## Start Dataset extract

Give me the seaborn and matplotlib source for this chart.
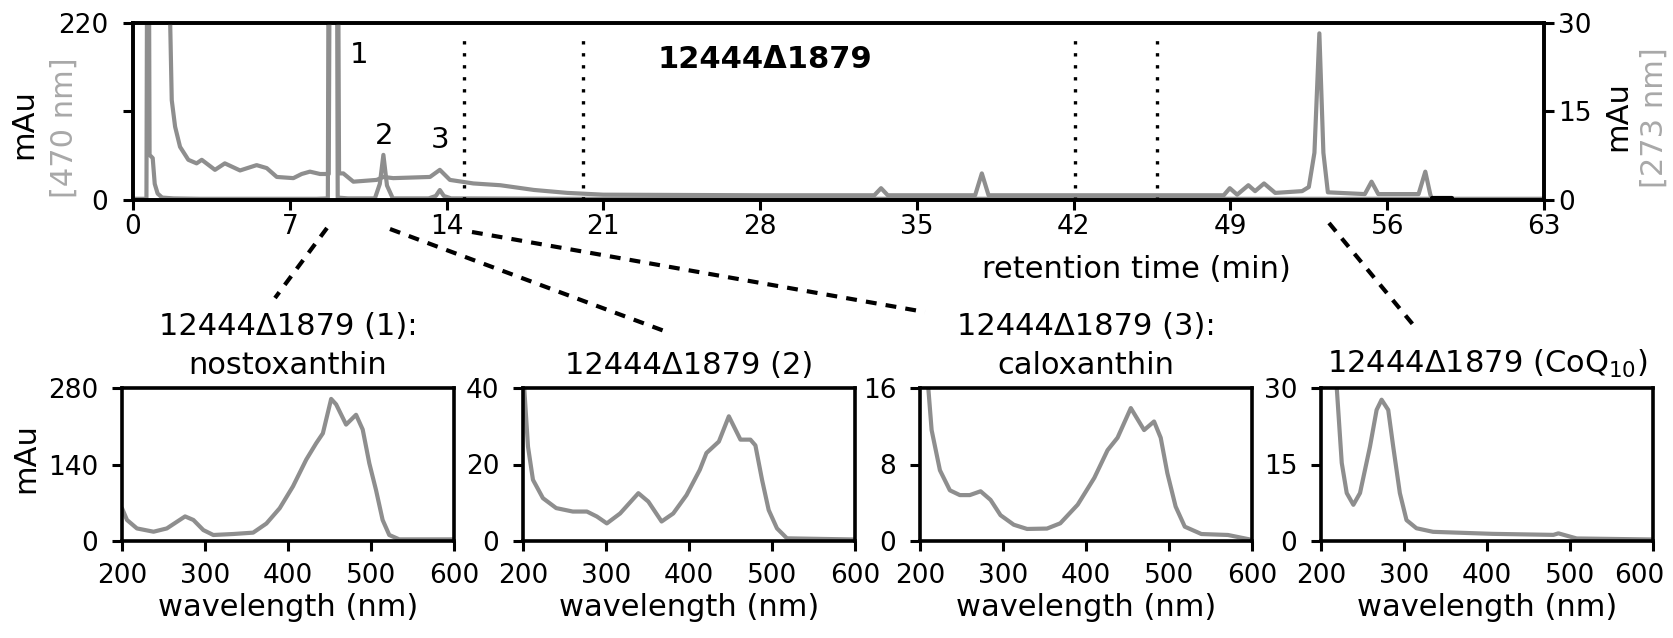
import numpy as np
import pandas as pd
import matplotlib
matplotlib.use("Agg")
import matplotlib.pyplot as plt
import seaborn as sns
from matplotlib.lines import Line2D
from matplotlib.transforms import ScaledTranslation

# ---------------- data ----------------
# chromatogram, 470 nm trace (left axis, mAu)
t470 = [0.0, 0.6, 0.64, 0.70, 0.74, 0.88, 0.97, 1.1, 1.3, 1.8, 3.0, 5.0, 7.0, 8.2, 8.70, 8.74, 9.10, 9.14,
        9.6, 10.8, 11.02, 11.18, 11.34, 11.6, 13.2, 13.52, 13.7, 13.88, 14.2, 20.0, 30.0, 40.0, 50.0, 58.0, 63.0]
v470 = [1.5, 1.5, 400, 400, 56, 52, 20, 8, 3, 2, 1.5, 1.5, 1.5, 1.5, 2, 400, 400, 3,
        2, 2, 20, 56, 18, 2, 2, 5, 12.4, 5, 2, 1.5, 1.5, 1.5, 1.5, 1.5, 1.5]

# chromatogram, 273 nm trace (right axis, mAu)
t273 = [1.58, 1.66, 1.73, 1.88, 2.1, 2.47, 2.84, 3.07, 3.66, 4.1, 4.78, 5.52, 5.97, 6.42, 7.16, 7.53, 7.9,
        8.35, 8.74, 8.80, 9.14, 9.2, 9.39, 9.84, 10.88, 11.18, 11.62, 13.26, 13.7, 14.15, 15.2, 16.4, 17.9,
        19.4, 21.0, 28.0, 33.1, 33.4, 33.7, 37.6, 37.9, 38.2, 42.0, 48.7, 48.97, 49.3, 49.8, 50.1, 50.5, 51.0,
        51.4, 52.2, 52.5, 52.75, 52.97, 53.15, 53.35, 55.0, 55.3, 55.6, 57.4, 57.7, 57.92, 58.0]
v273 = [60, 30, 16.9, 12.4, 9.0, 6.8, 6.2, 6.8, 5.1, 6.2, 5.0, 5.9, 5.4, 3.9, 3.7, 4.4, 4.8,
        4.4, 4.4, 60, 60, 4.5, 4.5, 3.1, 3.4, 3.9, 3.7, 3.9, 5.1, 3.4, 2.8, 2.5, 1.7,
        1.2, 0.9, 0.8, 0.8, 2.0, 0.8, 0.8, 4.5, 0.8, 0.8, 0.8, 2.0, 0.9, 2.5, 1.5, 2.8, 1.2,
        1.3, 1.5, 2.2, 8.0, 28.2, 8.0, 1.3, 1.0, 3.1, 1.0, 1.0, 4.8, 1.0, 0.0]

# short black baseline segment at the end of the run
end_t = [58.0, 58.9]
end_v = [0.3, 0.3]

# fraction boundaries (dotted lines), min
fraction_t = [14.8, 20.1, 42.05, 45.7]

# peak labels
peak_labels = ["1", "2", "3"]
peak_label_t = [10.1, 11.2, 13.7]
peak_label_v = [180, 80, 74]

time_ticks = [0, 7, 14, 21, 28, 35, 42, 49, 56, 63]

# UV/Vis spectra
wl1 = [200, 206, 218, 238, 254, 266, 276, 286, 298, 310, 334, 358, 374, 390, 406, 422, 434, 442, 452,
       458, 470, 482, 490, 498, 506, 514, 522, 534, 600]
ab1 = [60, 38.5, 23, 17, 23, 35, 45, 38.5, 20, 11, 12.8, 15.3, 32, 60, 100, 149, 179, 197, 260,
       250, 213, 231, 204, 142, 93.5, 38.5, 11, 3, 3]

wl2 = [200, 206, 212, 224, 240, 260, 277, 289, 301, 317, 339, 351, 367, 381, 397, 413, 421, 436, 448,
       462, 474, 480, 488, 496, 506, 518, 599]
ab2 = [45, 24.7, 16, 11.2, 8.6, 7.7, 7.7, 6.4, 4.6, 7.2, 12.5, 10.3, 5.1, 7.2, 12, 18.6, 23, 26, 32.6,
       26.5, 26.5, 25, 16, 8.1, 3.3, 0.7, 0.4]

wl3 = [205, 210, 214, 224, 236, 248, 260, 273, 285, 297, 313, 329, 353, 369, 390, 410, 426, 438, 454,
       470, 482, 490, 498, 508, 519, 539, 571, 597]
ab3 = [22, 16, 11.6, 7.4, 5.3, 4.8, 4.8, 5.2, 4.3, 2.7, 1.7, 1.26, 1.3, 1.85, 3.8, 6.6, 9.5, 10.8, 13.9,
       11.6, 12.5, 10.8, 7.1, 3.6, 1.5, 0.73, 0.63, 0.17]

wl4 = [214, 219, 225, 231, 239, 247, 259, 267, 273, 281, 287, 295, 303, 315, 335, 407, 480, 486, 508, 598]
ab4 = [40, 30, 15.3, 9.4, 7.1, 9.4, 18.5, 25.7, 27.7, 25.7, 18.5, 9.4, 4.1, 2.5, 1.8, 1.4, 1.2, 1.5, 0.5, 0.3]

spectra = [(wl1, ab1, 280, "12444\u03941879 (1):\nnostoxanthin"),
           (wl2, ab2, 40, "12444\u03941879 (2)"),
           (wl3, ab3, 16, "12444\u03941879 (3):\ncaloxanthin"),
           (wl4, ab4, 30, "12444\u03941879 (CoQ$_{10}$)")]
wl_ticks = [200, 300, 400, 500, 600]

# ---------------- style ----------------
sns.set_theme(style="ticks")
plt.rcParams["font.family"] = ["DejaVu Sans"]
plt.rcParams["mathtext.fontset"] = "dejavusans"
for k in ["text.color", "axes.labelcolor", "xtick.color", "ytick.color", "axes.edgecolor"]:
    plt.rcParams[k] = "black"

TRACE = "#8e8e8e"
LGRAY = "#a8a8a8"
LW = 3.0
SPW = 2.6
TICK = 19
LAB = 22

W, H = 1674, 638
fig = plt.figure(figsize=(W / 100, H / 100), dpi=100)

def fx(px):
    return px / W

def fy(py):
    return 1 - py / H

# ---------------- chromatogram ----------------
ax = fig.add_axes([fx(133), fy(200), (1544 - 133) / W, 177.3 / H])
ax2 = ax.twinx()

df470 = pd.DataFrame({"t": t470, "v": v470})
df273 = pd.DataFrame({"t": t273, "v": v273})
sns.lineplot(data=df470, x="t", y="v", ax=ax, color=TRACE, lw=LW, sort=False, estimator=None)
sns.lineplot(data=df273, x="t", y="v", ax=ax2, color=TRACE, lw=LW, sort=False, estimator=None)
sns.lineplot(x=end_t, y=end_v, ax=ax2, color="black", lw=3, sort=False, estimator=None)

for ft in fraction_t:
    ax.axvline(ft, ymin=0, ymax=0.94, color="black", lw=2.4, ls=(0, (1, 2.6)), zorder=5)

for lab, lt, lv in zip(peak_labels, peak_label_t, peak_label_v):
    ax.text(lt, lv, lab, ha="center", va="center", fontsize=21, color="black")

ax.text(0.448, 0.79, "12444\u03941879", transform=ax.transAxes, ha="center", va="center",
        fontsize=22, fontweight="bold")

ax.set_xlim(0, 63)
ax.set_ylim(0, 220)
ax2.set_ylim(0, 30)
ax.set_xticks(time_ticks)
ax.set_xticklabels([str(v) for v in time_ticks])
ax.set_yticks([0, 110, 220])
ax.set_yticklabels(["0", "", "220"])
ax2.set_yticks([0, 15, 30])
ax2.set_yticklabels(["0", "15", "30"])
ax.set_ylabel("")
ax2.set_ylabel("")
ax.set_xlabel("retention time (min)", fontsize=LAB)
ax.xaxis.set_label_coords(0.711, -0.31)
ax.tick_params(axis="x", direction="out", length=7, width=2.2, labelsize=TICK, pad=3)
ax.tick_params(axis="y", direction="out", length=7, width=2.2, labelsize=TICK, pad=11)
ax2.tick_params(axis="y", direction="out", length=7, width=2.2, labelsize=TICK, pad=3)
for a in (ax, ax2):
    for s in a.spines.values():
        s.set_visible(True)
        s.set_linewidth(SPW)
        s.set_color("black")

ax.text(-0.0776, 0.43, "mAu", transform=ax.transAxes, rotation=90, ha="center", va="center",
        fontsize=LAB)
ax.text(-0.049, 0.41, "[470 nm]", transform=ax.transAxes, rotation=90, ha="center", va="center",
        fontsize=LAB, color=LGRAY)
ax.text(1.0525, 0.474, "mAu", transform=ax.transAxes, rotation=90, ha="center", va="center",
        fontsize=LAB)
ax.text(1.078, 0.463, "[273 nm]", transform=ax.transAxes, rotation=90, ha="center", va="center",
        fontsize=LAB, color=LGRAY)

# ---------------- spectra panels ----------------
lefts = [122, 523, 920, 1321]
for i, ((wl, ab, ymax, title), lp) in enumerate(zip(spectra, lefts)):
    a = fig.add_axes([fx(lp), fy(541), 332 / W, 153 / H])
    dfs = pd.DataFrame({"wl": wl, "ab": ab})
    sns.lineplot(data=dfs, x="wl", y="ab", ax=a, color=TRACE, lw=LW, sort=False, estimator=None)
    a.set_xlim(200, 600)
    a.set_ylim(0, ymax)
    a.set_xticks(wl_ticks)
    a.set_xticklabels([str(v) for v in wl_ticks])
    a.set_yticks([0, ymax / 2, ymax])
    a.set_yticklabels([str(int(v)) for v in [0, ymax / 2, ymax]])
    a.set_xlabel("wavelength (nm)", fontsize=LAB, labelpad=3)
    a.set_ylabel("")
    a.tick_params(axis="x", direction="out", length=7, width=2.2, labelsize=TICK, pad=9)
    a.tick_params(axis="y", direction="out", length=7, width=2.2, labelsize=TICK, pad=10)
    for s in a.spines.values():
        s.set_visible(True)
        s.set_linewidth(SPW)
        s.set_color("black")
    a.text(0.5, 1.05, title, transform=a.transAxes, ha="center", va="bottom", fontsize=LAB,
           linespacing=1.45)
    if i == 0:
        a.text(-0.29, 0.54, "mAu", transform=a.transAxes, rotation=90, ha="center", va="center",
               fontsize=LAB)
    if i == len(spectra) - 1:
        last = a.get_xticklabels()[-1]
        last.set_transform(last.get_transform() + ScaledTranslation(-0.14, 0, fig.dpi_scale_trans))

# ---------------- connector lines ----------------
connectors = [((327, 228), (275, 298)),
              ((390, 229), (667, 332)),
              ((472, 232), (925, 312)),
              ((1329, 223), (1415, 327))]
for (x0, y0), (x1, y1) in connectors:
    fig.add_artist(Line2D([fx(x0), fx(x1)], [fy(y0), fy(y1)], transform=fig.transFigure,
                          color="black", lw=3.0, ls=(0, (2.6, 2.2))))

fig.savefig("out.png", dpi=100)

## End Dataset extract

Task prompt: Reproduce the material above exactly, first line through the line that contains "from matplotlib.transforms import", minus the pictures.

Exercise answer:
Give me the seaborn and matplotlib source for this chart.
import numpy as np
import pandas as pd
import matplotlib
matplotlib.use("Agg")
import matplotlib.pyplot as plt
import seaborn as sns
from matplotlib.lines import Line2D
from matplotlib.transforms import ScaledTranslation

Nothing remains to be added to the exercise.